日本人がほとんど訪れなさそうな、水事情も電気事情も当然良くはない場所で、まずはいかにきれいな水が必要であるかを現地の人々に理解してもらうかが重要です。なぜなら、きれいな水を普段使える経験がなく、そのメリットがわからないことには、水処理システムを導入しようとか、運用していこうという気になるはずがありません。結果、知らないうちに罹ってしまう病気も減るわけがありません。
そこで、そんな不便な現地でヤマハ発動機社員が取った行動は、インターネットにもタブレットにもテレビにも頼らず、紙芝居と寸劇によって「水が悪いとお腹を壊したり、病気になったりするんだよ」とパフォーマンス。子どもたちにも好評だっただけでなく、担当者もとてもやりがいがあり、満足感の高い仕事だったそうです。
こういう身体を張った活動をしているとは驚きでした。インターネットも携帯電話も生まれる前、国際電話だってそう簡単に繋がらなかった時代のインドネシアに二輪製造工場を設立した1974年頃であれば、現地人と打ち解けるためのそういったエピソードもありそうだな、と想像しますが、昭和が2つ前の元号になった令和の今だって、それはまったく変わっていないようです。
考えてみれば当たり前。まだ見ぬものを理解してもらうには、眼前で誠心誠意、身体を張って表現するのが最善で最良の手段なのは、時代とともに変化するものではないはずですね。
蛇口をひねれば当たり前に飲み水が出る。
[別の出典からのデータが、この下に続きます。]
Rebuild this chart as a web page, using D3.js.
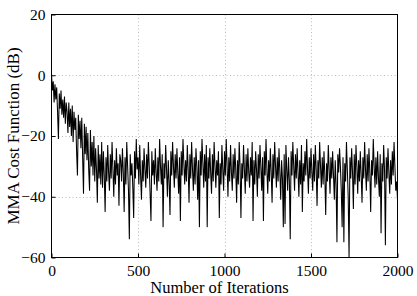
<!DOCTYPE html>
<html>
<head>
<meta charset="utf-8">
<script src="https://cdn.jsdelivr.net/npm/d3@7"></script>
<style>
  body { margin: 0; background: #fff; }
  text { font-family: "Liberation Serif", "DejaVu Serif", serif; fill: #000; }
</style>
</head>
<body>
<svg id="SVG_CONTAINER" width="417" height="296"></svg>
<script>
// iteration step between stored samples
const STEP = 5;

// cost function samples (dB), one every 5 iterations
const costDb = [
    0.5, -5, -2, -9, -3, -8, -4, -12, -21, -6, -11, -5, -13, -8, -14, -7, -16, -9, -12, -19,
    -9, -17, -11, -20, -10, -22, -12, -18, -14, -25, -33, -13, -21, -15, -24, -14, -27, -39, -16, -26,
    -17, -28, -19, -31, -38, -18, -30, -22, -33, -20, -35, -24, -31, -42, -23, -34, -26, -36, -22, -37,
    -25, -33, -45, -27, -35, -23, -32, -38, -26, -34, -22, -31, -40, -28, -36, -24, -33, -29, -43, -26,
    -28, -35, -24, -32, -45, -27, -36, -22, -30, -38, -54, -26, -33, -29, -37, -47, -25, -34, -21, -31,
    -27, -36, -23, -33, -41, -28, -35, -24, -31, -37, -26, -34, -22, -30, -39, -48, -25, -33, -28, -36,
    -24, -32, -38, -27, -35, -21, -30, -36, -26, -50, -29, -34, -23, -31, -40, -28, -35, -46, -25, -33,
    -22, -30, -37, -26, -34, -24, -32, -39, -27, -48, -25, -33, -21, -29, -36, -28, -35, -23, -31, -42,
    -26, -34, -22, -31, -38, -27, -36, -24, -30, -41, -28, -50, -25, -33, -21, -29, -37, -26, -35, -23,
    -50, -27, -34, -24, -32, -39, -26, -35, -22, -30, -37, -28, -33, -25, -47, -29, -36, -23, -31, -38,
    -25, -33, -21, -30, -40, -27, -35, -23, -32, -38, -26, -34, -24, -31, -42, -28, -36, -22, -30, -47,
    -29, -34, -23, -31, -39, -26, -35, -24, -32, -37, -27, -33, -22, -48, -28, -36, -25, -31, -40, -26,
    -34, -23, -30, -38, -27, -48, -25, -33, -21, -31, -39, -28, -35, -24, -32, -42, -26, -34, -22, -30,
    -37, -27, -35, -24, -32, -41, -28, -34, -50, -26, -49, -23, -31, -38, -27, -35, -54, -25, -33, -22,
    -30, -38, -26, -34, -24, -32, -40, -28, -36, -23, -45, -29, -35, -25, -33, -21, -31, -39, -27, -34,
    -24, -32, -38, -26, -35, -23, -31, -43, -28, -34, -22, -30, -37, -27, -36, -25, -33, -46, -29, -35,
    -23, -31, -39, -27, -34, -25, -33, -41, -28, -36, -55, -26, -32, -24, -30, -38, -50, -27, -55, -29,
    -35, -22, -31, -40, -60, -27, -34, -24, -32, -44, -26, -36, -23, -30, -39, -28, -35, -25, -33, -42,
    -27, -34, -22, -31, -38, -26, -35, -24, -32, -45, -28, -33, -21, -30, -37, -27, -36, -25, -34, -40,
    -26, -52, -29, -35, -23, -31, -56, -27, -34, -24, -32, -39, -28, -36, -25, -33, -22, -30, -38, -35,
    -41
];

const xTicks = [0, 500, 1000, 1500, 2000];
const yTicks = [20, 0, -20, -40, -60];

const MARGIN = { LEFT: 51, RIGHT: 20, TOP: 14, BOTTOM: 39 };
const width = 417, height = 296;

let svg = d3.select("#SVG_CONTAINER");

//** SCALES *****************************************
let xScale = d3.scaleLinear()
    .domain([0, 2000])
    .range([MARGIN.LEFT + 0.5, width - MARGIN.RIGHT + 0.5]);

let yScale = d3.scaleLinear()
    .domain([-60, 20])
    .range([height - MARGIN.BOTTOM + 0.5, MARGIN.TOP + 0.5]);

let x0 = xScale.range()[0], x1 = xScale.range()[1];
let yTop = yScale.range()[1], yBot = yScale.range()[0];

//** GRID *****************************************
svg.append("g")
    .selectAll("line")
    .data(xTicks.slice(1, -1))
    .enter().append("line")
    .attr("x1", d => Math.round(xScale(d)) + 0.5)
    .attr("x2", d => Math.round(xScale(d)) + 0.5)
    .attr("y1", yTop).attr("y2", yBot)
    .attr("stroke", "#aaa").attr("stroke-width", 0.8)
    .attr("stroke-dasharray", "1,2.5");

svg.append("g")
    .selectAll("line")
    .data(yTicks.slice(1, -1))
    .enter().append("line")
    .attr("y1", d => Math.round(yScale(d)) + 0.5)
    .attr("y2", d => Math.round(yScale(d)) + 0.5)
    .attr("x1", x0).attr("x2", x1)
    .attr("stroke", "#aaa").attr("stroke-width", 0.8)
    .attr("stroke-dasharray", "1,2.5");

//** DATA LINE *****************************************
let line = d3.line()
    .x((d, i) => xScale(i * STEP))
    .y(d => yScale(d));

svg.append("path")
    .datum(costDb)
    .attr("fill", "none")
    .attr("stroke", "#000")
    .attr("stroke-width", 1.05)
    .attr("stroke-linejoin", "bevel")
    .attr("d", line);

//** AXES (inward ticks, boxed) *****************************************
let xAxis = d3.axisBottom(xScale).tickValues(xTicks).tickSize(-4).tickPadding(7).tickFormat(d3.format("d"));
let yAxis = d3.axisLeft(yScale).tickValues(yTicks).tickSize(-4).tickPadding(6)
    .tickFormat(d => d < 0 ? "\u2212" + Math.abs(d) : d);

let gx = svg.append("g")
    .attr("transform", "translate(0," + yBot + ")")
    .call(xAxis);
let gy = svg.append("g")
    .attr("transform", "translate(" + x0 + ",0)")
    .call(yAxis);

[gx, gy].forEach(g => {
    g.select(".domain").remove();
    g.selectAll("line").attr("stroke", "#000");
    g.selectAll("text").style("font-size", "15.5px").attr("fill", "#000")
        .style("font-family", "'Liberation Serif', serif");
});

// frame
svg.append("rect")
    .attr("x", x0).attr("y", yTop)
    .attr("width", x1 - x0).attr("height", yBot - yTop)
    .attr("fill", "none").attr("stroke", "#000").attr("stroke-width", 1);

//** LABELS *****************************************
svg.append("text")
    .attr("x", (x0 + x1) / 2 - 5)
    .attr("y", 293)
    .attr("text-anchor", "middle")
    .style("font-size", "16.5px")
    .text("Number of Iterations");

svg.append("text")
    .attr("text-anchor", "middle")
    .attr("transform", "translate(19," + ((yTop + yBot) / 2) + ") rotate(-90)")
    .style("font-size", "17px")
    .text("MMA Cost Function (dB)");
</script>
</body>
</html>
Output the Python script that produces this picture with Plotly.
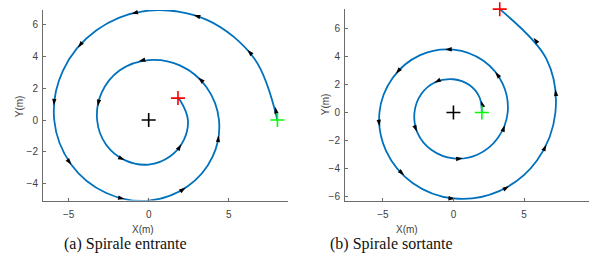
import numpy as np
import plotly.graph_objects as go

# ---------------- data ----------------
# (a) inward spiral: polar angle (deg, CCW from +X) and radius (m) along the path
in_theta = [0, 30, 60, 90, 120, 150, 180, 210, 240, 270, 300, 330, 360, 390, 420,
            450, 480, 510, 540, 570, 600, 630, 660, 690, 720, 750, 757]
in_radius = [8.04, 7.65, 7.27, 6.88, 6.52, 6.19, 5.90, 5.59, 5.30, 5.07, 4.83, 4.61,
             4.39, 4.16, 3.95, 3.77, 3.61, 3.40, 3.22, 3.08, 2.93, 2.80, 2.65, 2.53,
             2.45, 2.32, 2.29]
in_arrow_theta = [6.0, 35.6, 66.9, 99.2, 134.1, 171.2, 210.2, 253.2, 298.5, 347.6,
                  400.7, 459.6, 524.6, 599.2, 683.3]
in_arrow_radius = [7.94, 7.59, 7.17, 6.76, 6.35, 5.99, 5.59, 5.18, 4.84, 4.48,
                   4.09, 3.74, 3.29, 2.93, 2.54]

# (b) outward spiral
out_theta = [0, 30, 60, 90, 120, 150, 180, 210, 240, 270, 300, 330, 360, 390, 420,
             450, 480, 510, 540, 570, 600, 630, 660, 690, 720, 750, 786]
out_radius = [2.01, 2.14, 2.26, 2.37, 2.51, 2.63, 2.76, 2.93, 3.09, 3.27, 3.45, 3.63,
              3.84, 4.04, 4.25, 4.48, 4.72, 4.96, 5.24, 5.50, 5.79, 6.12, 6.47, 6.83,
              7.22, 7.61, 8.06]
out_arrow_theta = [23.0, 122.4, 207.8, 281.4, 346.1, 404.2, 457.5, 505.8, 550.7,
                   592.0, 631.1, 666.9, 700.8, 732.9, 763.2]
out_arrow_radius = [2.13, 2.52, 2.93, 3.33, 3.75, 4.13, 4.53, 4.92, 5.34, 5.67,
                    6.15, 6.56, 6.96, 7.40, 7.78]

center_x = [0]
center_y = [0]

x_ticks = [-5, 0, 5]
in_y_ticks = [-4, -2, 0, 2, 4, 6]
out_y_ticks = [-6, -4, -2, 0, 2, 4, 6]

captions = ["(a) Spirale entrante", "(b) Spirale sortante"]

# ---------------- helpers ----------------
LINE = "#0072BD"
AXC = "#6b6b6b"
TXT = "#404040"


def polar_to_xy(theta_deg, radius):
    t = np.radians(np.asarray(theta_deg, float))
    r = np.asarray(radius, float)
    return r * np.cos(t), r * np.sin(t)


def arrow_angles(theta_deg, radius, a_theta, a_radius):
    t = np.radians(np.asarray(theta_deg, float))
    r = np.asarray(radius, float)
    drdt = np.gradient(r, t)
    at = np.radians(np.asarray(a_theta, float))
    ar = np.asarray(a_radius, float)
    ad = np.interp(at, t, drdt)
    alpha = at + np.arctan2(ar, ad)          # heading, CCW from +x
    return 90.0 - np.degrees(alpha)          # plotly: clockwise from up


fig = go.Figure()


def add_spiral(theta, radius, a_theta, a_radius, xa, ya):
    x, y = polar_to_xy(theta, radius)
    fig.add_trace(go.Scatter(x=x, y=y, mode="lines", xaxis=xa, yaxis=ya,
                             line=dict(color=LINE, width=1.8, shape="spline", smoothing=1.0),
                             hoverinfo="skip", showlegend=False, cliponaxis=False))
    ax, ay = polar_to_xy(a_theta, a_radius)
    ang = arrow_angles(theta, radius, a_theta, a_radius)
    fig.add_trace(go.Scatter(x=ax, y=ay, mode="markers", xaxis=xa, yaxis=ya,
                             marker=dict(symbol="arrow", size=7, angle=ang, color="black",
                                         line=dict(width=0)),
                             hoverinfo="skip", showlegend=False, cliponaxis=False))
    # center, start, end markers
    for px, py, col in [(center_x, center_y, "black"), ([x[0]], [y[0]], "#00FF00"),
                        ([x[-1]], [y[-1]], "#FF0000")]:
        fig.add_trace(go.Scatter(x=px, y=py, mode="markers", xaxis=xa, yaxis=ya,
                                 marker=dict(symbol="cross-thin", size=10,
                                             line=dict(color=col, width=1.6)),
                                 hoverinfo="skip", showlegend=False, cliponaxis=False))


add_spiral(in_theta, in_radius, in_arrow_theta, in_arrow_radius, "x", "y")
add_spiral(out_theta, out_radius, out_arrow_theta, out_arrow_radius, "x2", "y2")

W, H = 598, 274


def axis_common(**kw):
    d = dict(showline=True, linecolor=AXC, linewidth=1, mirror=False,
             showgrid=False, zeroline=False, ticks="inside", ticklen=3,
             tickcolor=AXC, tickwidth=1,
             tickfont=dict(family="Liberation Sans, Arial", size=10, color=TXT))
    d.update(kw)
    return d


fig.update_layout(
    width=W, height=H, margin=dict(l=0, r=0, t=0, b=0),
    paper_bgcolor="white", plot_bgcolor="white",
    xaxis=axis_common(domain=[43 / W, 288 / W], range=[-6.6, 8.7], tickvals=x_ticks,
                      anchor="y", ticklabelstandoff=4),
    yaxis=axis_common(domain=[1 - 202 / H, 1 - 10 / H], range=[-5.06, 6.92],
                      tickvals=in_y_ticks, anchor="x", ticklabelstandoff=2),
    xaxis2=axis_common(domain=[345 / W, 589 / W], range=[-7.68, 9.6], tickvals=x_ticks,
                       anchor="y2", ticklabelstandoff=4),
    yaxis2=axis_common(domain=[1 - 202 / H, 1 - 9 / H], range=[-6.27, 7.38],
                       tickvals=out_y_ticks, anchor="x2", ticklabelstandoff=2),
)

ann = []
for xp, yp in [(143, 231), (407, 231)]:
    ann.append(dict(x=xp / W, y=1 - yp / H, xref="paper", yref="paper", text="X(m)",
                    showarrow=False, xanchor="center", yanchor="middle",
                    font=dict(family="Liberation Sans, Arial", size=10, color=TXT)))
for xp, yp in [(19, 107), (325, 105)]:
    ann.append(dict(x=xp / W, y=1 - yp / H, xref="paper", yref="paper", text="Y(m)",
                    showarrow=False, textangle=-90, xanchor="center", yanchor="middle",
                    font=dict(family="Liberation Sans, Arial", size=10, color=TXT)))
for (xp, yp), txt in zip([(125, 246), (391, 246)], captions):
    ann.append(dict(x=xp / W, y=1 - yp / H, xref="paper", yref="paper", text=txt,
                    showarrow=False, xanchor="center", yanchor="middle",
                    font=dict(family="Liberation Serif, Times New Roman", size=16,
                              color="#111111")))
fig.update_layout(annotations=ann)

fig.write_html("out.html")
ネットに繋げば簡単に情報が得られる。そんな当たり前が世界中ではまだまだ当たり前でないことを我々はつい忘れがちです。なにもかもが簡単になったと思える時代だからこそ、そうではないまだまだこれから伸びゆく地域に出向いて、現地の人に幸せになってもらうのは、仕事という範疇を超え「人がやること」としてとてもやりがいを感じ、達成したときには自身も幸せを大いに感じられる瞬間でしょう。苦労は多いと思いますが、それに携われた人を羨ましく思えます。
「感動創造企業」を企業目的とするヤマハ発動機の製品ユーザーにも、それを創り、届ける社員にも得られる感動のひとつが、「クリーンウォーターシステム」の誕生、普及活動から見えてくる気がしました。